Nesse período, algumas canções do compositor versando sobre a repressão driblaram os censores, como Cálice, feita em parceria com Milton Nascimento: "Pai, afasta de mim esse cálice/ De vinho tinto de sangue/ Como beber dessa bebida amarga/ Tragar a dor, engolir a labuta/ Mesmo calada a boca, resta o peito/ Silêncio na cidade não se escuta".
Apesar de Você também passou: "Como vai proibir/ Quando o galo insistir/ Em cantar".
Ainda, outra canção marcante em que o compositor ataca sutilmente à ditadura é Deus Lhe Pague: "Por esse pão pra comer, por esse chão pra dormir/ A certidão pra nascer e a concessão pra sorrir/ Por me deixar respirar, por me deixar existir/ Deus lhe pague".
Meio ambiente
Um tema tão recorrente hoje em dia (ou que deveria ser), Chico versa sobre a ação humana sobre a fauna e a flora em Passaredo: "Bico calado, toma cuidado/ Que o homem vem aí (...) Some, rolinha, anda, andorinha/ Te esconde, bem-te-vi/ Voa, bicudo, voa, sanhaço/ Vai, juriti". Com referência a pássaros que voam pelo país, a música pode ser vista como um alerta às aves sobre uma ameaça constante — o homem.
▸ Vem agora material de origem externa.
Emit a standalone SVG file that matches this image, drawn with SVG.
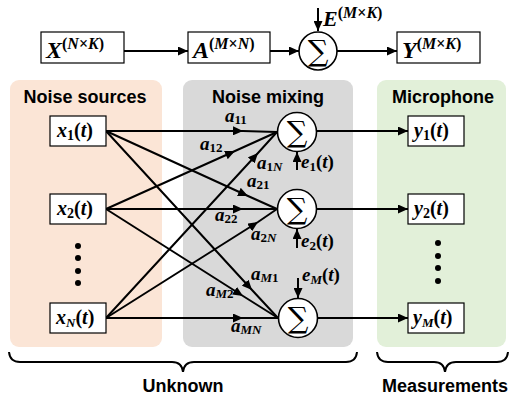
<svg xmlns="http://www.w3.org/2000/svg" width="510" height="401" viewBox="0 0 510 401">
<defs>
<marker id="ah" markerUnits="userSpaceOnUse" markerWidth="11" markerHeight="9" refX="10" refY="4.5" orient="auto">
<path d="M0,0 L10,4.5 L0,9 z" fill="#000"/>
</marker>
<style>
.box{fill:#fff;stroke:#000;stroke-width:1.2}
.sum{fill:#fff;stroke:#000;stroke-width:1.6}
.ln{fill:none;stroke:#000;stroke-width:2}
.ar{fill:none;stroke:#000;stroke-width:2;marker-end:url(#ah)}
.mid{fill:none;stroke:#000;stroke-width:2;marker-mid:url(#ah)}
.title{font-family:"Liberation Sans",Arial,sans-serif;font-weight:bold;font-size:18px;fill:#000;text-anchor:middle}
.big{font-family:"Liberation Sans",Arial,sans-serif;font-weight:bold;font-size:18px;fill:#000;text-anchor:middle}
.m{font-family:"Liberation Serif","Times New Roman",serif;font-weight:bold;font-style:italic;fill:#000}
.u{font-style:normal}
.sig{font-family:"DejaVu Serif","Liberation Serif",serif;font-size:29px;fill:#000;text-anchor:middle}
</style>
</defs>

<!-- panels -->
<rect x="10" y="80" width="152" height="267" rx="9" fill="#FBE5D6"/>
<rect x="183" y="80" width="170" height="267" rx="9" fill="#D9D9D9"/>
<rect x="377" y="80" width="129" height="267" rx="9" fill="#E2F0D9"/>
<text class="title" x="85" y="103">Noise sources</text>
<text class="title" x="268" y="103">Noise mixing</text>
<text class="title" x="443" y="103">Microphone</text>

<g id="connectors">
<!-- top row -->
<path class="ar" d="M124,51 L188,51"/>
<path class="ar" d="M270,51 L299,51"/>
<path class="ar" d="M337,51 L397,51"/>
<path class="ar" d="M318,8 L318,31"/>
<!-- mixing lines -->
<path class="mid" d="M106,131 L243,131 L277,132"/>
<path class="mid" d="M106,209 L235,151 L277,132"/>
<path class="mid" d="M106,318 L258,153 L277,132"/>
<path class="mid" d="M106,131 L248,196 L277,209"/>
<path class="mid" d="M106,209 L243,209 L277,209"/>
<path class="mid" d="M106,318 L258,222 L277,209"/>
<path class="mid" d="M106,131 L252,290 L278,318"/>
<path class="mid" d="M106,209 L243,296 L278,318"/>
<path class="mid" d="M106,318 L243,318 L278,318"/>
<!-- noise inputs -->
<path class="ar" d="M297,170 L297,152"/>
<path class="ar" d="M297,248 L297,229"/>
<path class="ar" d="M298,278 L298,298"/>
<!-- outputs -->
<path class="ar" d="M317,131 L408,131"/>
<path class="ar" d="M317,209 L408,209"/>
<path class="ar" d="M318,318 L408,318"/>
<!-- braces -->
<path class="ln" d="M9,352 Q10,362 20,362 L172,362 Q182,362 183,372 Q184,362 194,362 L346,362 Q356,362 357,352"/>
<path class="ln" d="M377,352 Q378,362 388,362 L434,362 Q444,362 445,372 Q446,362 456,362 L497,362 Q507,362 508,352"/>
</g>

<g id="X">
<rect class="box" x="41" y="32" width="83" height="31"/>
<text class="m" x="46" y="58" font-size="24">X<tspan font-size="16" dy="-9"><tspan class="u">(</tspan>N<tspan class="u">×</tspan>K<tspan class="u">)</tspan></tspan></text>
</g>
<g id="A">
<rect class="box" x="188" y="32" width="82" height="31"/>
<text class="m" x="193" y="58" font-size="24">A<tspan font-size="16" dy="-9"><tspan class="u">(</tspan>M<tspan class="u">×</tspan>N<tspan class="u">)</tspan></tspan></text>
</g>
<g id="sumTop">
<circle class="sum" cx="318" cy="51" r="19"/>
<text class="sig" x="318" y="61">∑</text>
<text class="m" x="323" y="26" font-size="22">E<tspan font-size="16" dy="-8"><tspan class="u">(</tspan>M<tspan class="u">×</tspan>K<tspan class="u">)</tspan></tspan></text>
</g>
<g id="Y">
<rect class="box" x="397" y="32" width="83" height="31"/>
<text class="m" x="402" y="58" font-size="24">Y<tspan font-size="16" dy="-9"><tspan class="u">(</tspan>M<tspan class="u">×</tspan>K<tspan class="u">)</tspan></tspan></text>
</g>

<g id="x1">
<rect class="box" x="50" y="116" width="56" height="30"/>
<text class="m" x="57" y="137" font-size="20">x<tspan class="u" font-size="14" dy="3">1</tspan><tspan dy="-3"><tspan class="u">(</tspan>t<tspan class="u">)</tspan></tspan></text>
</g>
<g id="x2">
<rect class="box" x="50" y="194" width="56" height="30"/>
<text class="m" x="57" y="215" font-size="20">x<tspan class="u" font-size="14" dy="3">2</tspan><tspan dy="-3"><tspan class="u">(</tspan>t<tspan class="u">)</tspan></tspan></text>
</g>
<g id="xdots">
<circle cx="78" cy="246" r="3"/><circle cx="78" cy="258" r="3"/><circle cx="78" cy="271" r="3"/><circle cx="78" cy="283" r="3"/>
</g>
<g id="xN">
<rect class="box" x="50" y="303" width="56" height="30"/>
<text class="m" x="56" y="324" font-size="20">x<tspan font-size="13" dy="3">N</tspan><tspan dy="-3"><tspan class="u">(</tspan>t<tspan class="u">)</tspan></tspan></text>
</g>

<g id="sum1">
<circle class="sum" cx="297" cy="132" r="19.5"/>
<text class="sig" x="297" y="142">∑</text>
</g>
<g id="sum2">
<circle class="sum" cx="297" cy="209" r="19.5"/>
<text class="sig" x="297" y="219">∑</text>
</g>
<g id="sumM">
<circle class="sum" cx="298" cy="318" r="19.5"/>
<text class="sig" x="298" y="328">∑</text>
</g>

<g id="weights">
<text class="m" x="225" y="122" font-size="19">a<tspan class="u" font-size="13" dy="2">11</tspan></text>
<text class="m" x="200" y="150" font-size="19">a<tspan class="u" font-size="13" dy="2">12</tspan></text>
<text class="m" x="257" y="169" font-size="19">a<tspan font-size="13" dy="2"><tspan class="u">1</tspan>N</tspan></text>
<text class="m" x="247" y="187" font-size="19">a<tspan class="u" font-size="13" dy="2">21</tspan></text>
<text class="m" x="215" y="221" font-size="19">a<tspan class="u" font-size="13" dy="2">22</tspan></text>
<text class="m" x="251" y="240" font-size="19">a<tspan font-size="13" dy="2"><tspan class="u">2</tspan>N</tspan></text>
<text class="m" x="251" y="280" font-size="19">a<tspan font-size="13" dy="2">M<tspan class="u">1</tspan></tspan></text>
<text class="m" x="206" y="296" font-size="19">a<tspan font-size="13" dy="2">M<tspan class="u">2</tspan></tspan></text>
<text class="m" x="231" y="332" font-size="19">a<tspan font-size="13" dy="2">MN</tspan></text>
</g>

<g id="noise">
<text class="m" x="301" y="168" font-size="19">e<tspan class="u" font-size="13" dy="3">1</tspan><tspan dy="-3"><tspan class="u">(</tspan>t<tspan class="u">)</tspan></tspan></text>
<text class="m" x="301" y="247" font-size="19">e<tspan class="u" font-size="13" dy="3">2</tspan><tspan dy="-3"><tspan class="u">(</tspan>t<tspan class="u">)</tspan></tspan></text>
<text class="m" x="302" y="281" font-size="19">e<tspan font-size="13" dy="3">M</tspan><tspan dy="-3"><tspan class="u">(</tspan>t<tspan class="u">)</tspan></tspan></text>
</g>

<g id="y1">
<rect class="box" x="408" y="116" width="56" height="30"/>
<text class="m" x="414" y="137" font-size="20">y<tspan class="u" font-size="14" dy="3">1</tspan><tspan dy="-3"><tspan class="u">(</tspan>t<tspan class="u">)</tspan></tspan></text>
</g>
<g id="y2">
<rect class="box" x="408" y="194" width="56" height="30"/>
<text class="m" x="414" y="215" font-size="20">y<tspan class="u" font-size="14" dy="3">2</tspan><tspan dy="-3"><tspan class="u">(</tspan>t<tspan class="u">)</tspan></tspan></text>
</g>
<g id="ydots">
<circle cx="438" cy="243" r="3"/><circle cx="438" cy="256" r="3"/><circle cx="438" cy="268" r="3"/><circle cx="438" cy="281" r="3"/>
</g>
<g id="yM">
<rect class="box" x="408" y="303" width="56" height="30"/>
<text class="m" x="413" y="324" font-size="20">y<tspan font-size="13" dy="3">M</tspan><tspan dy="-3"><tspan class="u">(</tspan>t<tspan class="u">)</tspan></tspan></text>
</g>

<text class="big" x="183" y="392">Unknown</text>
<text class="big" x="445" y="392">Measurements</text>
</svg>
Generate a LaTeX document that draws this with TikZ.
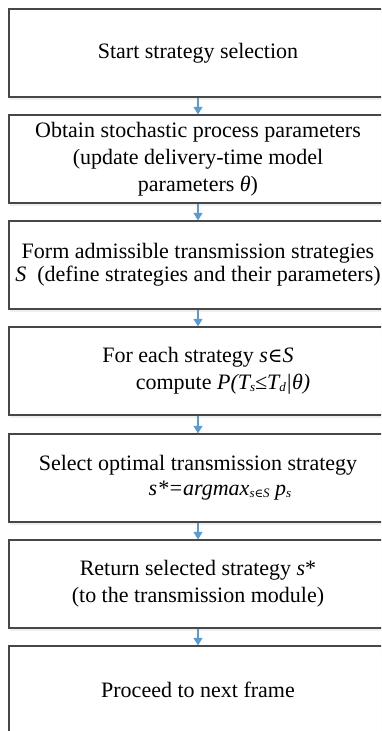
\documentclass[tikz,border=0pt]{standalone}
\usepackage{fontspec}
\setmainfont{Liberation Serif}
\newfontfamily\symf[Scale=0.9]{DejaVu Serif}
\usetikzlibrary{arrows.meta,shadows}
% small lowered index used in the formulas
\newcommand{\idx}[1]{\raisebox{-2pt}{\fontsize{13}{13}\selectfont #1}}
% element-of sign, taken from a family that has it
\newcommand{\elem}{{\symf\itshape ∈}}
\begin{document}
\begin{tikzpicture}[x=1pt,y=-1pt,
  stepbox/.style={draw=black!72, line width=1.3pt, fill=white,
    minimum width=378pt, minimum height=88pt, inner sep=0pt,
    align=center, font=\fontsize{22}{27}\selectfont,
    drop shadow={opacity=0.12, shadow xshift=1pt, shadow yshift=-3pt}},
  flow/.style={draw={rgb,255:red,91;green,155;blue,213}, line width=1.1pt,
    -{Triangle[width=9pt,length=7.5pt]}}]
\useasboundingbox (0,0) rectangle (381,731);
\clip (0,0) rectangle (381,731);
\fill[white] (0,0) rectangle (381,731);

\node[stepbox] (start) at (198,53) {Start strategy selection};
\node[stepbox] (params) at (198,159)
  {Obtain stochastic process parameters\\(update delivery-time model\\parameters \textit{θ})};
\node[stepbox, font=\fontsize{22}{23}\selectfont] (form) at (198,265)
  {Form admissible transmission strategies\\\textit{S}\ \ (define strategies and their parameters)};
\node[stepbox] (each) at (198,371)
  {For each strategy \textit{s}\elem\textit{S}\\\hspace*{50pt}compute \textit{P(T\idx{s}≤T\idx{d}|θ)}};
\node[stepbox, font=\fontsize{22}{25}\selectfont] (select) at (198,478)
  {Select optimal transmission strategy\\\hspace*{44pt}\textit{s*=argmax\idx{s\elem S} p\idx{s}}};
\node[stepbox] (ret) at (198,584)
  {Return selected strategy \textit{s}*\\(to the transmission module)};
\node[stepbox] (next) at (198,690) {Proceed to next frame};

\draw[flow] (start) -- (params);
\draw[flow] (params) -- (form);
\draw[flow] (form) -- (each);
\draw[flow] (each) -- (select);
\draw[flow] (select) -- (ret);
\draw[flow] (ret) -- (next);
\end{tikzpicture}
\end{document}
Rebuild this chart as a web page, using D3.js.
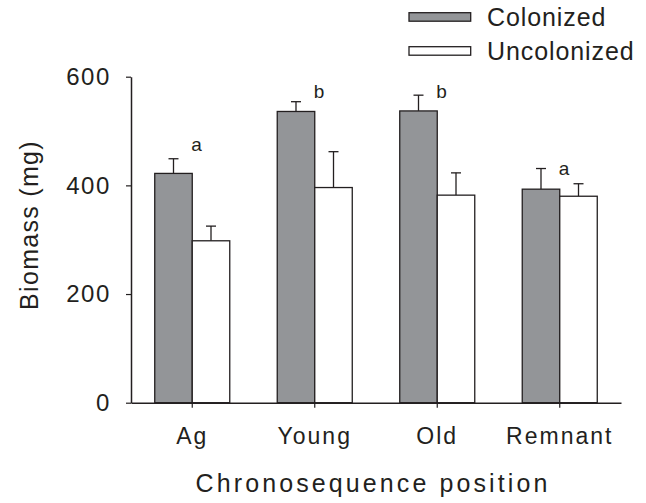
<!DOCTYPE html>
<html>
<head>
<meta charset="utf-8">
<script src="https://cdn.jsdelivr.net/npm/d3@7"></script>
<style>
  body { margin: 0; background: #fff; }
  text { font-family: "Liberation Sans", Arial, sans-serif; fill: #231f20; }
</style>
</head>
<body>
<div id="my_dataviz"></div>
<script>
// data
var categories = ["Ag", "Young", "Old", "Remnant"];
var series = ["Colonized", "Uncolonized"];
var colonized = [422, 536, 537, 393];
var colonizedErr = [449, 554, 566, 431];
var uncolonized = [298, 396, 382, 380];
var uncolonizedErr = [325, 462, 423, 403];
var letters = ["a", "b", "b", "a"];
var letterLevel = [464, 561, 561, 419];
var yTicks = [0, 200, 400, 600];

var ink = "#231f20";
var colors = { Colonized: "#939598", Uncolonized: "#ffffff" };

// set the dimensions and margins of the graph
var W = 646, H = 503;
var margin = {top: 76.7, right: 25, bottom: 100.3, left: 131},
    width = W - margin.left - margin.right,
    height = H - margin.top - margin.bottom;

var svg = d3.select("#my_dataviz")
  .append("svg")
    .attr("width", W)
    .attr("height", H)
  .append("g")
    .attr("transform", "translate(" + margin.left + "," + margin.top + ")");

var x = d3.scaleBand().domain(categories).range([0, width]).padding(0);
var xSub = d3.scaleBand().domain(series).range([0, x.bandwidth()]).paddingInner(0).paddingOuter(0.633);
var y = d3.scaleLinear().domain([0, 600]).range([height, 0]);

var rows = categories.map(function(c, i) {
  return {
    cat: c,
    vals: [
      {key: "Colonized", v: colonized[i], e: colonizedErr[i]},
      {key: "Uncolonized", v: uncolonized[i], e: uncolonizedErr[i]}
    ]
  };
});

// error bars (drawn first so the bar outline sits on top)
var groups = svg.selectAll(".grp").data(rows).enter().append("g")
  .attr("class", "grp")
  .attr("transform", function(d) { return "translate(" + x(d.cat) + ",0)"; });

groups.selectAll(".err").data(function(d) { return d.vals; }).enter().append("g")
  .each(function(d) {
    var g = d3.select(this);
    var cx = xSub(d.key) + xSub.bandwidth() / 2;
    g.append("line").attr("x1", cx).attr("x2", cx)
      .attr("y1", y(d.v)).attr("y2", y(d.e))
      .attr("stroke", ink).attr("stroke-width", 1.3);
    g.append("line").attr("x1", cx - 5).attr("x2", cx + 5)
      .attr("y1", y(d.e)).attr("y2", y(d.e))
      .attr("stroke", ink).attr("stroke-width", 1.3);
  });

groups.selectAll("rect").data(function(d) { return d.vals; }).enter().append("rect")
  .attr("x", function(d) { return xSub(d.key); })
  .attr("width", xSub.bandwidth())
  .attr("y", function(d) { return y(d.v); })
  .attr("height", function(d) { return height - y(d.v); })
  .attr("fill", function(d) { return colors[d.key]; })
  .attr("stroke", ink)
  .attr("stroke-width", 1.3);

// significance letters
svg.selectAll(".letter").data(categories).enter().append("text")
  .attr("class", "letter")
  .attr("x", function(d) { return x(d) + x.bandwidth() / 2 - 1; })
  .attr("y", function(d, i) { return y(letterLevel[i]); })
  .style("font-size", "19px")
  .text(function(d, i) { return letters[i]; });

// X axis
var xAxis = svg.append("g")
  .attr("transform", "translate(0," + height + ")")
  .call(d3.axisBottom(x).tickSize(5).tickSizeOuter(0).tickPadding(20));
xAxis.select(".domain").attr("stroke", ink).attr("stroke-width", 1.5);
xAxis.selectAll(".tick line").attr("stroke", ink).attr("stroke-width", 1.2);
xAxis.selectAll(".tick text")
  .style("font-size", "23px").style("letter-spacing", "2px")
  .attr("fill", ink).attr("font-family", null);

// Y axis
var yAxis = svg.append("g")
  .call(d3.axisLeft(y).tickValues(yTicks).tickSize(5).tickSizeOuter(0).tickPadding(15));
yAxis.select(".domain").attr("stroke", ink).attr("stroke-width", 1.5);
yAxis.selectAll(".tick line").attr("stroke", ink).attr("stroke-width", 1.2);
yAxis.selectAll(".tick text")
  .style("font-size", "24px").style("letter-spacing", "1.6px")
  .attr("fill", ink).attr("font-family", null);

// text label for the x axis
svg.append("text")
  .attr("x", 373 - margin.left)
  .attr("y", height + 89)
  .attr("text-anchor", "middle")
  .style("font-size", "25px")
  .style("letter-spacing", "3.1px")
  .text("Chronosequence position");

// text label for the y axis
svg.append("text")
  .attr("transform", "rotate(-90)")
  .attr("x", -(225 - margin.top))
  .attr("y", 38 - margin.left)
  .attr("text-anchor", "middle")
  .style("font-size", "25px")
  .style("letter-spacing", "1.3px")
  .text("Biomass (mg)");

// legend
var legend = d3.select("svg").append("g").attr("transform", "translate(409,0)");
series.forEach(function(s, i) {
  var yy = 12.7 + i * 34;
  legend.append("rect")
    .attr("x", 0).attr("y", yy).attr("width", 61.7).attr("height", 8.5)
    .attr("fill", colors[s]).attr("stroke", ink).attr("stroke-width", 1.3);
  legend.append("text")
    .attr("x", 78).attr("y", 26 + i * 34)
    .style("font-size", "25px")
    .style("letter-spacing", "0.9px")
    .text(s);
});
</script>
</body>
</html>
A faixa foi composta em parceria com Francis Hime para o filme A Noiva da Cidade (1978), mas entrou no disco Meus Caros Amigos (1976). Embora Passaredo seja lembrada pela interpretação ecológica ou política, o processo de composição foi por outro lado, como explicou Chico em entrevista:
— A melodia do Francis sugeria um pouquinho, uma coisa de pá, pá, pá, pá. Eu achava que tinha a ver com passarinho. Peguei "o homem vem aí" e botei uma porção de passarinho junto lá. Estes passarinhos fui catando em livros, em consultas ao Tom (Jobim), a ornitólogos, especialistas que me emprestaram esses passarinhos todos.
Estigma LGBT+
Presente no musical Ópera do Malandro (1978, enquanto o álbum do espetáculo saiu no ano seguinte), Geni e o Zepelim apresenta uma personagem travesti. Embora a letra não exponha, Geni é caracterizada assim no livro e nas encenações da montagem, além do filme de Ruy Guerra lançado em 1985.
Na canção, Geni sofre com o estigma de ser travesti e por trabalhar com o corpo ("Joga pedra na Geni!/ Ela é feita pra apanhar!/ Ela é boa de cuspir!"). Um dia, chega à cidade um zepelim, com um comandante disposto a destruir tudo, a não ser que uma "formosa dama" o servir por uma noite. Ele se refere a Geni, para incredulidade da população.
Geni "domina seu asco" pelo comandante e atende aos pedidos dos moradores. A cidade é salva. A travesti sente um alívio, mas seu estigma permanece: a última estrofe repete o refrão ("Joga bosta na Geni!/ Ela é feita pra apanhar!/ Ela é boa de cuspir!/ Ela dá pra qualquer um!/ Maldita Geni!"). Ela não tinha mais utilidade para a população, que volta a tratá-la com desprezo.
Indiferença com a classe operária
Faixa que dá título ao disco de 1971, Construção narra o último dia na vida de um operário. O pano de fundo era o suposto milagre econômico do Brasil naquele momento, com prédios sendo erguidos e transformando a paisagem das cidades. O homem cai de um edifício em que trabalhava e morre, mas é tratado com indiferença pelos demais ("Agonizou no meio do passeio público/ Morreu na contramão atrapalhando o tráfego").
Uma das interpretações mais recorrentes dessa faixa seria a insignificância da classe operária diante do governo e de parte da sociedade, já que o acidente atrapalharia o movimento na via pública. Afinal, ele "morreu na contramão", no lugar errado, algo visto como um mero incômodo.
Por outro lado, em uma entrevista à revista Status, publicada em 1973, Chico assim definiu a canção:
— Não passava de experiência formal, jogo de tijolos. Não tinha nada a ver com o problema dos operários. Evidente, aliás, sempre que você abre a janela.
Ele também arriscou uma interpretação para o fato de um exercício de rigor formal e geométrico haver se tornado uma de suas canções mais comoventes e populares:
— Na hora em que componho não há intenção, só emoção. Em Construção, a emoção estava no jogo de palavras (todas proparoxítonas). Agora, se você coloca um ser humano dentro de um jogo de palavras, como se fosse… um tijolo. Acaba mexendo com a emoção das pessoas.